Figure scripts
begin

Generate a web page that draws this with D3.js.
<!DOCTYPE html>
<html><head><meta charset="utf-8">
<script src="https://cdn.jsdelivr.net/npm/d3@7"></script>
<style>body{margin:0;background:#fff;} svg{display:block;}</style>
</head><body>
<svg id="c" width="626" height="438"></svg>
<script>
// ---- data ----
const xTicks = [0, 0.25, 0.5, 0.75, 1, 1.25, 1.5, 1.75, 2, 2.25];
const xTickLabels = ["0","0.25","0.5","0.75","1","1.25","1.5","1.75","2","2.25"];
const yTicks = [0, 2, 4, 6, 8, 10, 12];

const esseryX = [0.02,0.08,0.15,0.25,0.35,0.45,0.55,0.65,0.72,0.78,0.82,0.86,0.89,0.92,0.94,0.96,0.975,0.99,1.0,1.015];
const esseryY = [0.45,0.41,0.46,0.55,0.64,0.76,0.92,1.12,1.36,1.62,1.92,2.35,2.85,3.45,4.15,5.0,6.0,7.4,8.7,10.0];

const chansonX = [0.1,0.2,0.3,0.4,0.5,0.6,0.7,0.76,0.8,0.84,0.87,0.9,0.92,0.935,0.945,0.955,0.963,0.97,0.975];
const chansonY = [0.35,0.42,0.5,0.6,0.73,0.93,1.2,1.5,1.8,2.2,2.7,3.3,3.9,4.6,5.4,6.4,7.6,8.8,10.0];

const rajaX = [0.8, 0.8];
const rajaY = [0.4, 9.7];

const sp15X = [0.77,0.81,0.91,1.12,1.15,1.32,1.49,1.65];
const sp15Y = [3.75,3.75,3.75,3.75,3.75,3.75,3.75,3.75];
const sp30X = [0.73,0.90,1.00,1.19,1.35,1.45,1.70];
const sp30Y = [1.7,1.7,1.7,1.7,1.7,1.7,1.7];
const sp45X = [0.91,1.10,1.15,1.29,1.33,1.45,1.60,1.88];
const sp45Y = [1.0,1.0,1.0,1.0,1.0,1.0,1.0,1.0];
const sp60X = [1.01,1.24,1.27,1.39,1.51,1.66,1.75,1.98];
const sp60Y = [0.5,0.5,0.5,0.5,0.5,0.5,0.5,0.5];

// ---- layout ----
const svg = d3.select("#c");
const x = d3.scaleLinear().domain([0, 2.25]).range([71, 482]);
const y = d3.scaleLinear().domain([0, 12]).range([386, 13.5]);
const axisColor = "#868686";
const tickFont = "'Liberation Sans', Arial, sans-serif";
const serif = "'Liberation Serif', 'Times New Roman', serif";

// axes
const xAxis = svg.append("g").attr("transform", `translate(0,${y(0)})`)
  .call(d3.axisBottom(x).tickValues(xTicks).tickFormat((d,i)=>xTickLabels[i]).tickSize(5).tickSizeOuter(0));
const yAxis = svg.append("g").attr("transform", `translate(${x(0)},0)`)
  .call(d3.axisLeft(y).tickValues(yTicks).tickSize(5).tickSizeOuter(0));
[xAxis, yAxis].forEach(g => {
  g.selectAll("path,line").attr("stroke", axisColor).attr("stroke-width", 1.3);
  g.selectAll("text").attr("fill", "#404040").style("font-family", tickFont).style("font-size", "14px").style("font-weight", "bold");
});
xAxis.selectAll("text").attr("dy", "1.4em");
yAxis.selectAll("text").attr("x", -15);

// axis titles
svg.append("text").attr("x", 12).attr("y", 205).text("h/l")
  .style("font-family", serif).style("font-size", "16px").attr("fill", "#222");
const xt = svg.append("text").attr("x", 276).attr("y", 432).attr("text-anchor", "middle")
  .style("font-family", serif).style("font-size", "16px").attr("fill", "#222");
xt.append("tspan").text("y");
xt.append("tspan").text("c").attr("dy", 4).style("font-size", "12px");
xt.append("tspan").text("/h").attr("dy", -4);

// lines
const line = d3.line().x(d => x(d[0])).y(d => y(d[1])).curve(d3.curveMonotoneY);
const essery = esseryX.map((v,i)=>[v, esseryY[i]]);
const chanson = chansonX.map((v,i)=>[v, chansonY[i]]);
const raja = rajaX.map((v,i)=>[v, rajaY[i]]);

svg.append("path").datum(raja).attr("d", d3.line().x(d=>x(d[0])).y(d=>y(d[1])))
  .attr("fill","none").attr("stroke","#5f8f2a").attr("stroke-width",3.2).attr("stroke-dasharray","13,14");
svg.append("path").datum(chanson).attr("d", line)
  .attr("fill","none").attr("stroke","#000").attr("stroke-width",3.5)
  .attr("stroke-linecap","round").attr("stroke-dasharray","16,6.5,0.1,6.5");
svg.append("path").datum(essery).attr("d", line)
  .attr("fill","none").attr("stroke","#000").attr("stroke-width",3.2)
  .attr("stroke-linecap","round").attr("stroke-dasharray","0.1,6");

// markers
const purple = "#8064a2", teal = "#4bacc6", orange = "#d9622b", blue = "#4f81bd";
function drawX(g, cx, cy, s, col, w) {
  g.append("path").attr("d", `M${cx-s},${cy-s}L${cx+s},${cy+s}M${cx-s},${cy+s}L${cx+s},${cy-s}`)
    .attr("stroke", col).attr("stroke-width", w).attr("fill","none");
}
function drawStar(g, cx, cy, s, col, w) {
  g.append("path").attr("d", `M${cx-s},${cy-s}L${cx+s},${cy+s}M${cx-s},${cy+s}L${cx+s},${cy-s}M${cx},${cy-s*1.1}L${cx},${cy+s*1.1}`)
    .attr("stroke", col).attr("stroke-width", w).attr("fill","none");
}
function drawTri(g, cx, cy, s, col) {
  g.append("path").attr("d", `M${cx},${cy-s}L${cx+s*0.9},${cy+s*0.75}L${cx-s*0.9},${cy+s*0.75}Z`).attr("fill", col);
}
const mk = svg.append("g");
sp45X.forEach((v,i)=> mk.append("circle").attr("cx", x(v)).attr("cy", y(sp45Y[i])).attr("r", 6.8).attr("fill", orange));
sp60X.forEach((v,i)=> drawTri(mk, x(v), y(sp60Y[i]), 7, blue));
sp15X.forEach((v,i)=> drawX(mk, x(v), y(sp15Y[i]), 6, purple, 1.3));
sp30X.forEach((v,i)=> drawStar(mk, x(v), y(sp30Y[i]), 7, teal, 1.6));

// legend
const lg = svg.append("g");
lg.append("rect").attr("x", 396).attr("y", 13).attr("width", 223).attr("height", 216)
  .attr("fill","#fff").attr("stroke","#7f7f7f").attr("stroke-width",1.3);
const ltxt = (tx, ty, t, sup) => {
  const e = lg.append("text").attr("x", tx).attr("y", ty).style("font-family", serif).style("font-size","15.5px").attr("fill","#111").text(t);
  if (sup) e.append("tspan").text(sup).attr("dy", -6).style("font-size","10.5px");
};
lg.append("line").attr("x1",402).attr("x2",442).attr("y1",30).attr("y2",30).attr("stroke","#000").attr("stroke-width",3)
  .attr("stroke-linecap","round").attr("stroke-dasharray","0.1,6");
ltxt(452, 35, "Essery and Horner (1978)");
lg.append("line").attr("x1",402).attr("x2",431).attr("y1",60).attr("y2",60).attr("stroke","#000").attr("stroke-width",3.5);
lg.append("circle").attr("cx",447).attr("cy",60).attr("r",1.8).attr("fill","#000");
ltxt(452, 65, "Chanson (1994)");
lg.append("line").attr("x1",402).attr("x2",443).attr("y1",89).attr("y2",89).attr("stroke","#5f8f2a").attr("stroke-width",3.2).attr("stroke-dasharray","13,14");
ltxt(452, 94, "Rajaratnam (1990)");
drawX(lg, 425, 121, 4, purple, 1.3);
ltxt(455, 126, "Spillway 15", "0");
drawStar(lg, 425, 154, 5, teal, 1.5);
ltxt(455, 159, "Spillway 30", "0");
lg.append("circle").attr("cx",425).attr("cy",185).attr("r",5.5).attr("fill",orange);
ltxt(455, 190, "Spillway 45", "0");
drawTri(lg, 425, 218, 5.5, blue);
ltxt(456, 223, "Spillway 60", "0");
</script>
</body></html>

end
begin

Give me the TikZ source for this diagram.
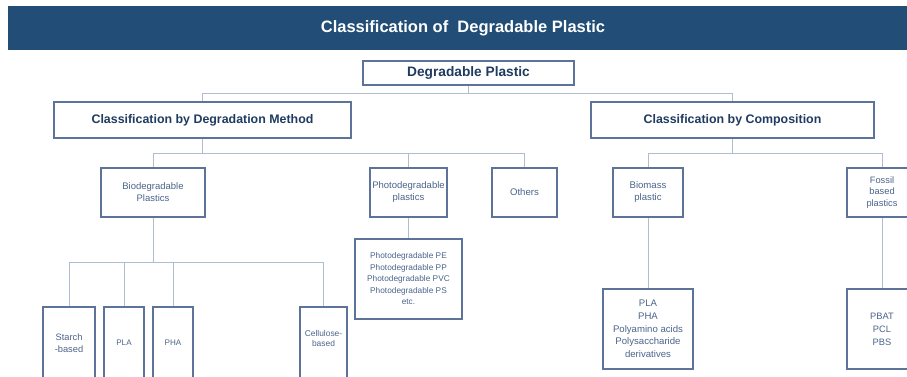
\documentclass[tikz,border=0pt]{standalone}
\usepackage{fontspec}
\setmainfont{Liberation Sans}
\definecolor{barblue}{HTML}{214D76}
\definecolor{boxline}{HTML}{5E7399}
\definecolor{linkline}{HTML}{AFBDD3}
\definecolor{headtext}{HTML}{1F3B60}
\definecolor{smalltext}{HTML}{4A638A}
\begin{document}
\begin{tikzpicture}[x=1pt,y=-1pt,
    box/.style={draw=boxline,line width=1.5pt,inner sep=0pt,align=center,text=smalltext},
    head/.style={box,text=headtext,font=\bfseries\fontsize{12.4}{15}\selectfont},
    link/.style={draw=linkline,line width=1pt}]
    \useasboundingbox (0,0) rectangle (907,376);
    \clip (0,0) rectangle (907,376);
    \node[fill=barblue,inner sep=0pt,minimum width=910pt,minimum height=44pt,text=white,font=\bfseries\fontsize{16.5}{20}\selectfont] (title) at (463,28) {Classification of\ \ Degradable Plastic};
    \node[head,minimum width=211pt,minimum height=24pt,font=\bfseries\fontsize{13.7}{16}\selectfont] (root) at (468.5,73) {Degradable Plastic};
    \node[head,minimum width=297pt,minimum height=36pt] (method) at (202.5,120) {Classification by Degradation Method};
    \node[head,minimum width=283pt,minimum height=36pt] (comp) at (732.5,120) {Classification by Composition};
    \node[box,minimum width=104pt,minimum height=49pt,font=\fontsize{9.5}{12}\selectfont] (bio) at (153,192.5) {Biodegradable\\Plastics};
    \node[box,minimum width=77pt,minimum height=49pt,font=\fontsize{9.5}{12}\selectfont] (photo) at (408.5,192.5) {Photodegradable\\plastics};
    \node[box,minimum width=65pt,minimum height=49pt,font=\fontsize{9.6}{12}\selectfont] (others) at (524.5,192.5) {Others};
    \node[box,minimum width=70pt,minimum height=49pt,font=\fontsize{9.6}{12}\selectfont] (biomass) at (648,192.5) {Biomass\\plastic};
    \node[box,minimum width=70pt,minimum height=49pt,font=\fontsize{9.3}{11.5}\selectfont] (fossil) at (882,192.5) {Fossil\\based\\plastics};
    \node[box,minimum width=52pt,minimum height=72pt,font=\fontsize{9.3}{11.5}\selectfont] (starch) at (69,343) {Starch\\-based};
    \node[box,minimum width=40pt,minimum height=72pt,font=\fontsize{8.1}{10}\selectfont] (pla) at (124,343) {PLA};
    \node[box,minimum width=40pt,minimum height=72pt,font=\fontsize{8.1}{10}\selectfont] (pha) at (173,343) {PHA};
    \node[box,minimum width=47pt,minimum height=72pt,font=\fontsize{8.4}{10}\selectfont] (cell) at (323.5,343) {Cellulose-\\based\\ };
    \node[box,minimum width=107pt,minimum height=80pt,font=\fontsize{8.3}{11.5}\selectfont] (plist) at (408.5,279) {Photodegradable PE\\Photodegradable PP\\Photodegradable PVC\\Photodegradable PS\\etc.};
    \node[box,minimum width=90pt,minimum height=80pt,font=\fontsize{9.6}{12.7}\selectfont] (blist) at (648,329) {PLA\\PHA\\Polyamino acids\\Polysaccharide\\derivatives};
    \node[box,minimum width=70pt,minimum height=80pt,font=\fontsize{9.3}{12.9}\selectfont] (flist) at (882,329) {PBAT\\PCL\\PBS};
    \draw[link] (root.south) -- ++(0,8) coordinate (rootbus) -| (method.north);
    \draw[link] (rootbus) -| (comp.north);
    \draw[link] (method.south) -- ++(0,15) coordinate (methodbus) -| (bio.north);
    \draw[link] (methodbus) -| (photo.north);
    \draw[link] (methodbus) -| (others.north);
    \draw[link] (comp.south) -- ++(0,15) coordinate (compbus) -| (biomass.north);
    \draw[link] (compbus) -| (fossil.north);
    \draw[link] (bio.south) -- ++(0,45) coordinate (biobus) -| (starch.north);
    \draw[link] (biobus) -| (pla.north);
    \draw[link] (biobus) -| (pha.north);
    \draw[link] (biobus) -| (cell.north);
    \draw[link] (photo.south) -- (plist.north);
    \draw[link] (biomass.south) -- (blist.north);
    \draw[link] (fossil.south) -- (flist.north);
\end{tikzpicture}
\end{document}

end

Provide the number of lines in these entries that hold the word "this", without any accompanying text.

### Written reply
2